_Excerpted records:_
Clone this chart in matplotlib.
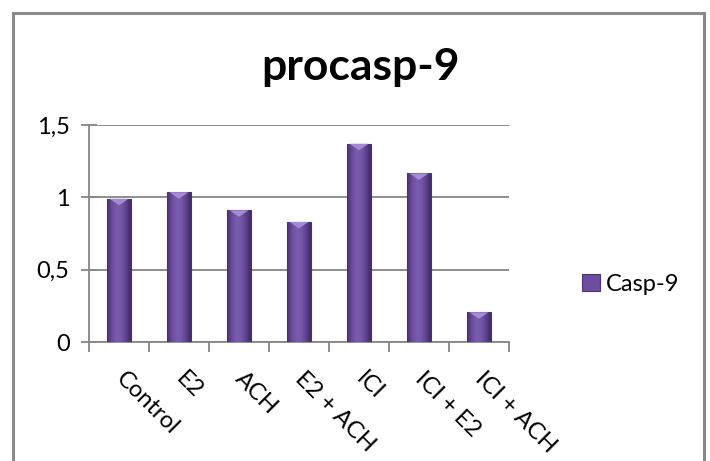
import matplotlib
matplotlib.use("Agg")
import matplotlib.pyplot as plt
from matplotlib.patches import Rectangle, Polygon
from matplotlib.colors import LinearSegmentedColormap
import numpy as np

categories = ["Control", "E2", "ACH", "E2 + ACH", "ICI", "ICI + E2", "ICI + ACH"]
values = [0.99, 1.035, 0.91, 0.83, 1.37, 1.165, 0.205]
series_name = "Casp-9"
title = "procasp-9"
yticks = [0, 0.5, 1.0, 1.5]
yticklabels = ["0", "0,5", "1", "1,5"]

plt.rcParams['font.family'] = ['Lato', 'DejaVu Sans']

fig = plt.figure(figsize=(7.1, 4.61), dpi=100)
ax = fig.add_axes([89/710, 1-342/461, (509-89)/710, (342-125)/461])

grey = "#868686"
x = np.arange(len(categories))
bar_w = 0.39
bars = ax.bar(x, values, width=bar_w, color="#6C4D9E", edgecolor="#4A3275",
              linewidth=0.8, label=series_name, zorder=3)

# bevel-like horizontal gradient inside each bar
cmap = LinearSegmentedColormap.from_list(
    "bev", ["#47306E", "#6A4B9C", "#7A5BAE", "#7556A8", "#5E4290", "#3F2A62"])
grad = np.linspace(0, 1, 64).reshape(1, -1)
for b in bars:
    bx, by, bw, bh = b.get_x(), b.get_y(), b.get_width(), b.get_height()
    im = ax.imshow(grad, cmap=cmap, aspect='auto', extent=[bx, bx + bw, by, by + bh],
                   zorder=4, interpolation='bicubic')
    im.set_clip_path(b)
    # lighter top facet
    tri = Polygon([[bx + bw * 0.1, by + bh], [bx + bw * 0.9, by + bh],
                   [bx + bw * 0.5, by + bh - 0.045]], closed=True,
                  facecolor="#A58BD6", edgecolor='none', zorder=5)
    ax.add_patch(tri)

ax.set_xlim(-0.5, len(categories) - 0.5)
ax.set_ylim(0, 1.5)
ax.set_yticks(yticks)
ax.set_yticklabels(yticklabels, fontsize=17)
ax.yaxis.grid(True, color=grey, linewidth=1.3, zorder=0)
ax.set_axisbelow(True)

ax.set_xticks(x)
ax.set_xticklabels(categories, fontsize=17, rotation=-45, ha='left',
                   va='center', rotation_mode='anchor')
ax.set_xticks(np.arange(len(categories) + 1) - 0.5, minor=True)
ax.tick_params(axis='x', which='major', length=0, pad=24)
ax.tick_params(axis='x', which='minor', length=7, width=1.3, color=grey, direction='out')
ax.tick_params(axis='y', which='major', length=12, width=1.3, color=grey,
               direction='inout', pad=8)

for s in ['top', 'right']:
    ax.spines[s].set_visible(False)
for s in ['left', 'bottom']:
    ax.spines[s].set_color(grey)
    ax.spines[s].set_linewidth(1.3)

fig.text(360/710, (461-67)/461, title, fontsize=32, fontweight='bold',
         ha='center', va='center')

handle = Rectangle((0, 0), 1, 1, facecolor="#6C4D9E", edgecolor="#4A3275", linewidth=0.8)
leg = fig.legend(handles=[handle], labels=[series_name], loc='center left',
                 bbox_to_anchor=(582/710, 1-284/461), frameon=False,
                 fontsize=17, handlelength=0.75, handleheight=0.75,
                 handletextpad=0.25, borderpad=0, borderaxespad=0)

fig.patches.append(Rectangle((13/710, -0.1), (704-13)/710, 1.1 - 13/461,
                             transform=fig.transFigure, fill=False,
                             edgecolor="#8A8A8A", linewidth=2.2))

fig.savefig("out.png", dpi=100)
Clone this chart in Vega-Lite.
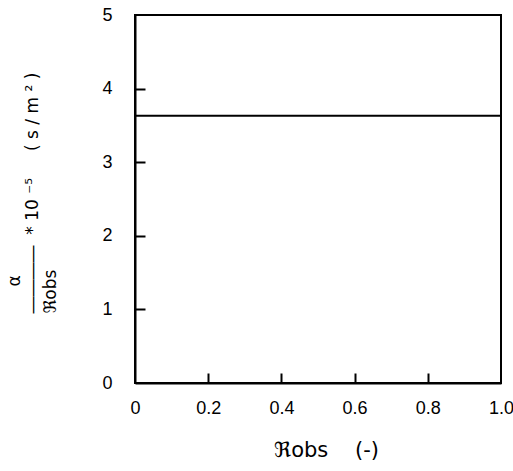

_Task goal:_
Repeat only the lines from the beginning of the material through the line containing "linewidth=0.8, label=series_name, zorder=3)", both ends kept, leaving pictures out.

_Exercise answer:_
Clone this chart in matplotlib.
import matplotlib
matplotlib.use("Agg")
import matplotlib.pyplot as plt
from matplotlib.patches import Rectangle, Polygon
from matplotlib.colors import LinearSegmentedColormap
import numpy as np

categories = ["Control", "E2", "ACH", "E2 + ACH", "ICI", "ICI + E2", "ICI + ACH"]
values = [0.99, 1.035, 0.91, 0.83, 1.37, 1.165, 0.205]
series_name = "Casp-9"
title = "procasp-9"
yticks = [0, 0.5, 1.0, 1.5]
yticklabels = ["0", "0,5", "1", "1,5"]

plt.rcParams['font.family'] = ['Lato', 'DejaVu Sans']

fig = plt.figure(figsize=(7.1, 4.61), dpi=100)
ax = fig.add_axes([89/710, 1-342/461, (509-89)/710, (342-125)/461])

grey = "#868686"
x = np.arange(len(categories))
bar_w = 0.39
bars = ax.bar(x, values, width=bar_w, color="#6C4D9E", edgecolor="#4A3275",
              linewidth=0.8, label=series_name, zorder=3)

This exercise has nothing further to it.